A £350m development plan to expand Aberdeen Harbour was approved on 19 December 2016.  HR Wallingford has been involved in the project from its initial concept stages in 2010, and will be working with Aberdeen Harbour Board right through to construction, and undertaking modelling work for the approved contractor, Dragados UK Ltd.  The new facilities will include 1,400 metres of new quay, with a water depth of up to 10.5 metres.  Construction will begin in early 2017, with the project due to be completed in 2020.

Aberdeen Harbour currently has limited capacity to handle the larger vessels for which deep water berthing is required.   Being able to provide increased support for the renewables and decommissioning sectors, as well as accommodating larger cruise ships, presents significant economic growth opportunities for the harbour and its customers.  Aberdeen Harbour Board commissioned HR Wallingford to undertake a feasibility study and subsequent design studies, and the preparation of tender packages to expand the port.  Approval has now been awarded for the construction of the additional facilities at Nigg Bay.

The design, construction and operation of this harbour extension, which lies to the south of the existing harbour on the east coast of Scotland, presents challenges for its development and implementation.  This includes planning for the severe waves that this location is exposed to, with some extreme waves reaching over eight metres in height.
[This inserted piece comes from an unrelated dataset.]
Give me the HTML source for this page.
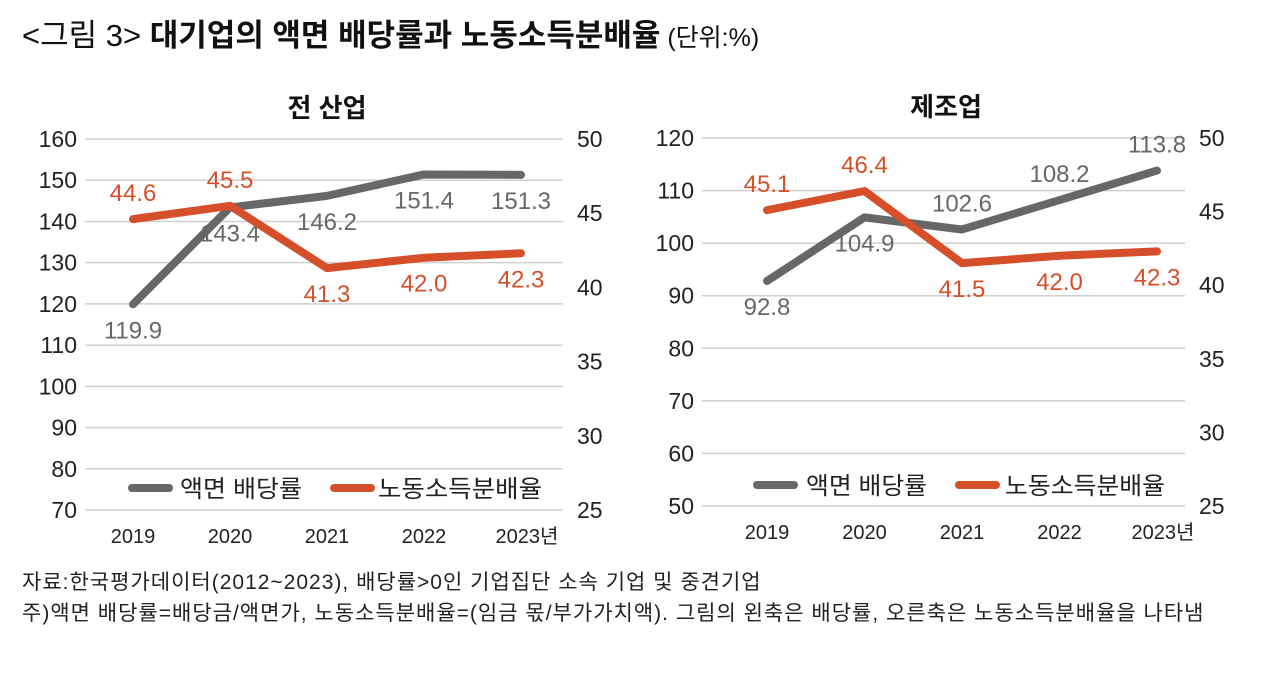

HR Wallingford ‘s role in the project has involved advising on the selection of the precise location of the new port, and on testing and refining the design to meet these challenges.

The initial scope included port masterplanning, assessing capital cost estimates, marine operability (including navigation and berth operability), environmental issues (mitigating impact on existing environmentally-sensitive areas and adjacent coastline), landside access and operations, constructability and project schedule.  Subsequent work included numerical modelling of waves, flows and sediment transport, navigation simulation, 2D and 3D physical modelling of the breakwater structures and wave disturbances, and preparing construction specification documentation.
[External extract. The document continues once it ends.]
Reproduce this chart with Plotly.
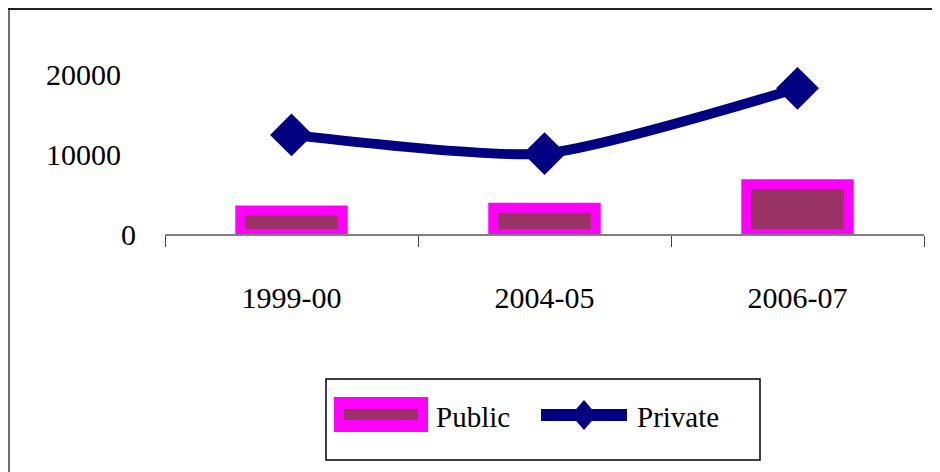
import plotly.graph_objects as go

categories = ["1999-00", "2004-05", "2006-07"]
public_values = [2950, 3300, 6250]
private_values = [12450, 10100, 18300]
y_tick_values = [0, 10000, 20000]
y_tick_labels = ["0", "10000", "20000"]

# Page has an 8px body margin; figure drawn at (8, 8)
OFF = 8
W, H = 932, 464
ML, MR, MT, MB = 157, 16, 27, 238
PW = W - ML - MR
PH = H - MT - MB

def fx(page_x):
    return (page_x - OFF - ML) / PW

def fy(page_y):
    return (H - MB - (page_y - OFF)) / PH

FONT = "Liberation Serif"
NAVY = "#000080"
MAGENTA = "#FF00FF"
MAROON = "#993366"

fig = go.Figure()
fig.add_trace(go.Bar(
    x=categories, y=public_values, name="Public",
    width=0.405,
    marker=dict(color=MAROON, line=dict(color=MAGENTA, width=10)),
))
fig.add_trace(go.Scatter(
    x=categories, y=private_values, name="Private",
    mode="lines+markers",
    line=dict(color=NAVY, width=10, shape="spline", smoothing=0.6),
    marker=dict(symbol="diamond", size=33, color=NAVY),
    cliponaxis=False,
))

shapes = [
    # chart area border (left and top visible)
    dict(type="line", xref="paper", yref="paper",
         x0=fx(9), x1=fx(9), y0=fy(7), y1=fy(480),
         line=dict(color="#707070", width=2)),
    dict(type="line", xref="paper", yref="paper",
         x0=fx(8), x1=fx(960), y0=fy(9), y1=fy(9),
         line=dict(color="#202020", width=2)),
    # legend box
    dict(type="rect", xref="paper", yref="paper",
         x0=fx(326), x1=fx(760), y0=fy(379), y1=fy(460),
         line=dict(color="black", width=1.5), fillcolor="white", layer="below"),
    # Public legend symbol
    dict(type="rect", xref="paper", yref="paper",
         x0=fx(334), x1=fx(428), y0=fy(397), y1=fy(432),
         line=dict(width=0), fillcolor=MAGENTA),
    dict(type="rect", xref="paper", yref="paper",
         x0=fx(344), x1=fx(418), y0=fy(409), y1=fy(420),
         line=dict(width=0), fillcolor=MAROON),
    # Private legend symbol
    dict(type="line", xref="paper", yref="paper",
         x0=fx(541), x1=fx(627), y0=fy(415), y1=fy(415),
         line=dict(color=NAVY, width=12)),
    dict(type="path", xref="paper", yref="paper",
         path=(f"M {fx(584)},{fy(400)} L {fx(597)},{fy(415)} "
               f"L {fx(584)},{fy(430)} L {fx(571)},{fy(415)} Z"),
         line=dict(width=0), fillcolor=NAVY),
]

annotations = [
    dict(xref="paper", yref="paper", x=fx(434), y=fy(417),
         xanchor="left", yanchor="middle", showarrow=False,
         text="Public", font=dict(family=FONT, size=29, color="black")),
    dict(xref="paper", yref="paper", x=fx(635), y=fy(417),
         xanchor="left", yanchor="middle", showarrow=False,
         text="Private", font=dict(family=FONT, size=29, color="black")),
]

# the longer labels sit slightly further left than "0" in the original
PAD = "\u00a0\u00a0"
y_tick_text = [lbl if len(lbl) == 1 else lbl + PAD for lbl in y_tick_labels]

fig.update_layout(
    width=W, height=H,
    margin=dict(l=ML, r=MR, t=MT, b=MB),
    paper_bgcolor="white", plot_bgcolor="white",
    font=dict(family=FONT, size=30, color="black"),
    showlegend=False,
    shapes=shapes,
    annotations=annotations,
)

fig.update_xaxes(
    type="category",
    showline=True, linecolor="#808080", linewidth=2,
    ticks="outside", tickson="boundaries", ticklen=11, tickcolor="#404040", tickwidth=1,
    ticklabelstandoff=36,
    showgrid=False, zeroline=False,
    tickfont=dict(family=FONT, size=30, color="black"),
)
fig.update_yaxes(
    range=[0, 25000],
    tickvals=y_tick_values, ticktext=y_tick_text,
    showline=False, showgrid=False, zeroline=False, ticks="",
    ticklabelstandoff=28,
    tickfont=dict(family=FONT, size=30, color="black"),
)

fig.write_html("out.html")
In a wave basin in its physical modelling laboratories in Oxfordshire, HR Wallingford‘s engineers have built a scaled model, 60 times smaller than the real harbour.  The design has been fine-tuned at each stage of the testing, and the time-lapse video below shows the building of the scaled model over a period of 6 weeks.

The new harbour involves the construction of:

• Two new 600m long breakwaters that are 20m high to ensure safe sheltered berthing.  The breakwaters will be protected with heavy concrete armour.  Some of this armour will be over 40 tonnes in weight to prevent the breakwaters from becoming damaged during adverse weather.  Over 1km of quay walls where vessels will be able to load and unload.
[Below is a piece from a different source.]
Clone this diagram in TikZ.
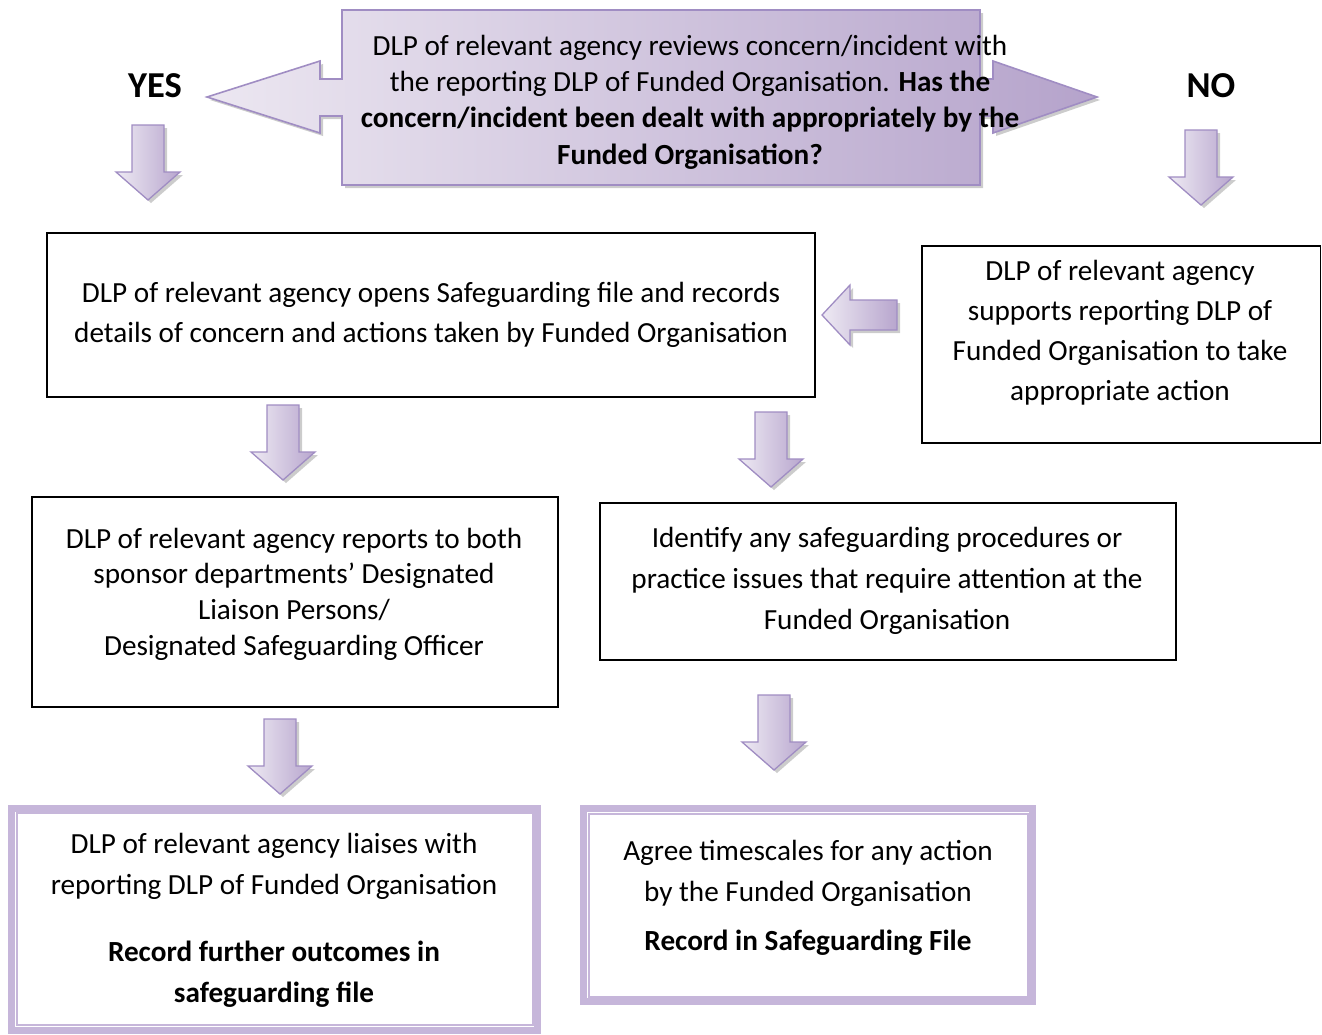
\documentclass[tikz,border=0pt]{standalone}
\usepackage{fontspec}
\setmainfont{Carlito}
\usetikzlibrary{shadows}
\definecolor{arrowline}{HTML}{A08DC3}
\definecolor{arrowlight}{HTML}{EEEAF3}
\definecolor{arrowdark}{HTML}{B8A6CE}
\definecolor{calllight}{HTML}{ECE7F1}
\definecolor{calldark}{HTML}{B5A3CB}
\definecolor{framelav}{HTML}{C6B6DA}
\tikzset{
  blockarrow/.style={draw=arrowline, line width=1.3pt, line join=miter,
    left color=arrowlight, right color=arrowdark,
    drop shadow={fill=black, opacity=0.2, shadow xshift=3pt, shadow yshift=-3pt}},
  plainbox/.style={draw=black, line width=1.1pt, rectangle, inner sep=0pt},
  framebox/.style={draw=framelav, line width=7pt, rectangle, inner sep=0pt},
  txt/.style={align=center, inner sep=0pt, font=\fontsize{29.2}{40}\selectfont},
  lbl/.style={inner sep=0pt, font=\fontsize{36.5}{40}\selectfont\bfseries},
}
\newcommand{\DownBlk}[2]{\path[blockarrow, shift={(#1,#2)}]
  (-16,0) -- (16,0) -- (16,47) -- (32,47) -- (0,75) -- (-32,47) -- (-16,47) -- cycle;}
\begin{document}
\begin{tikzpicture}[x=1pt,y=-1pt]
\useasboundingbox (0,0) rectangle (1322,1034);
\fill[white] (0,0) rectangle (1322,1034);

% top double-arrow callout
\path[draw=arrowline, line width=1.6pt, line join=miter,
    left color=calllight, right color=calldark,
    drop shadow={fill=black, opacity=0.2, shadow xshift=3pt, shadow yshift=-3pt}]
  (342,10) -- (980,10) -- (980,79) -- (993,79) -- (993,61) -- (1097,97)
  -- (993,133) -- (993,116) -- (980,116) -- (980,185) -- (342,185)
  -- (342,116) -- (320,116) -- (320,133) -- (207,97) -- (320,61)
  -- (320,79) -- (342,79) -- cycle;
\node[txt, font=\fontsize{29.2}{36.4}\selectfont] (t0) at (690,102)
  {DLP of relevant agency reviews concern/incident with\\
   the reporting DLP of Funded Organisation. \textbf{Has the}\\
   \textbf{concern/incident been dealt with appropriately by the}\\
   \textbf{Funded Organisation?}};
\node[lbl] (yes) at (155,86) {YES};
\node[lbl] (no) at (1211,86) {NO};

% down arrows under YES / NO
\DownBlk{148}{125}
\DownBlk{1201}{130}

% boxes
\node[plainbox, minimum width=768pt, minimum height=164pt] (b1) at (431,315) {};
\node[txt] (t1) at (431,315)
  {DLP of relevant agency opens Safeguarding file and records\\
   details of concern and actions taken by Funded Organisation};

\node[plainbox, minimum width=398.5pt, minimum height=197pt] (b2) at (1121.25,344.5) {};
\node[txt] (t2) at (1120,333)
  {DLP of relevant agency\\
   supports reporting DLP of\\
   Funded Organisation to take\\
   appropriate action};

% left-pointing arrow
\path[blockarrow] (822,315) -- (850,285) -- (850,300) -- (897,300)
  -- (897,330) -- (850,330) -- (850,345) -- cycle;

\DownBlk{283}{405}
\DownBlk{771}{412}

\node[plainbox, minimum width=526pt, minimum height=210pt] (b3) at (295,602) {};
\node[txt, font=\fontsize{29.2}{35.7}\selectfont] (t3) at (294,594)
  {DLP of relevant agency reports to both\\
   sponsor departments’ Designated\\
   Liaison Persons/\\
   Designated Safeguarding Officer};

\node[plainbox, minimum width=576pt, minimum height=157pt] (b4) at (888,581.5) {};
\node[txt, font=\fontsize{29.2}{41}\selectfont] (t4) at (887,581)
  {Identify any safeguarding procedures or\\
   practice issues that require attention at the\\
   Funded Organisation};

\DownBlk{280}{719}
\DownBlk{774}{695}

% framed boxes
\node[framebox, minimum width=526pt, minimum height=222pt] (b5) at (274.5,919) {};
\draw[framelav, line width=2pt] ([shift={(8.5,8.5)}]b5.north west)
  rectangle ([shift={(-8.5,-8.5)}]b5.south east);
\node[txt, font=\fontsize{29.2}{41}\selectfont] (t5) at (274,920)
  {DLP of relevant agency liaises with\\
   reporting DLP of Funded Organisation\\[26pt]
   \textbf{Record further outcomes in}\\
   \textbf{safeguarding file}};

\node[framebox, minimum width=449pt, minimum height=193pt] (b6) at (808,905) {};
\draw[framelav, line width=2pt] ([shift={(8.5,8.5)}]b6.north west)
  rectangle ([shift={(-8.5,-8.5)}]b6.south east);
\node[txt, font=\fontsize{29.2}{41}\selectfont] (t6) at (808,898)
  {Agree timescales for any action\\
   by the Funded Organisation\\[8pt]
   \textbf{Record in Safeguarding File}};
\end{tikzpicture}
\end{document}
• Dredging: 2 million m3 of dredged material will be dug out to provide water deep enough for larger vessels including 300m cruise ships and other larger vessels.  Much of this dredged material will be used to make new land behind the quay walls.

Ian Cruickshank, Director of Engineering and Delivery at HR Wallingford, said: “The physical model is crucial to ensuring the optimal design is achieved.  It allows us to model accurately the weather conditions that the chosen location will be exposed to, and to make sure that the design is suited to the vessels that will be using the new harbour.”

“This includes checking that the height of the waves in the harbour would not become too high to make operating conditions, for example the loading and unloading of ships, difficult; that the breakwaters would be able to cope in storm conditions, and that the design of the new port would allow large vessels to enter the harbour, while preventing storm waves from doing the same.”

The engineers are also using HR Wallingford’s UK Ship Simulation Centre to simulate navigation in a virtual harbour extension to ensure safe navigation access, and assess operational conditions and procedures.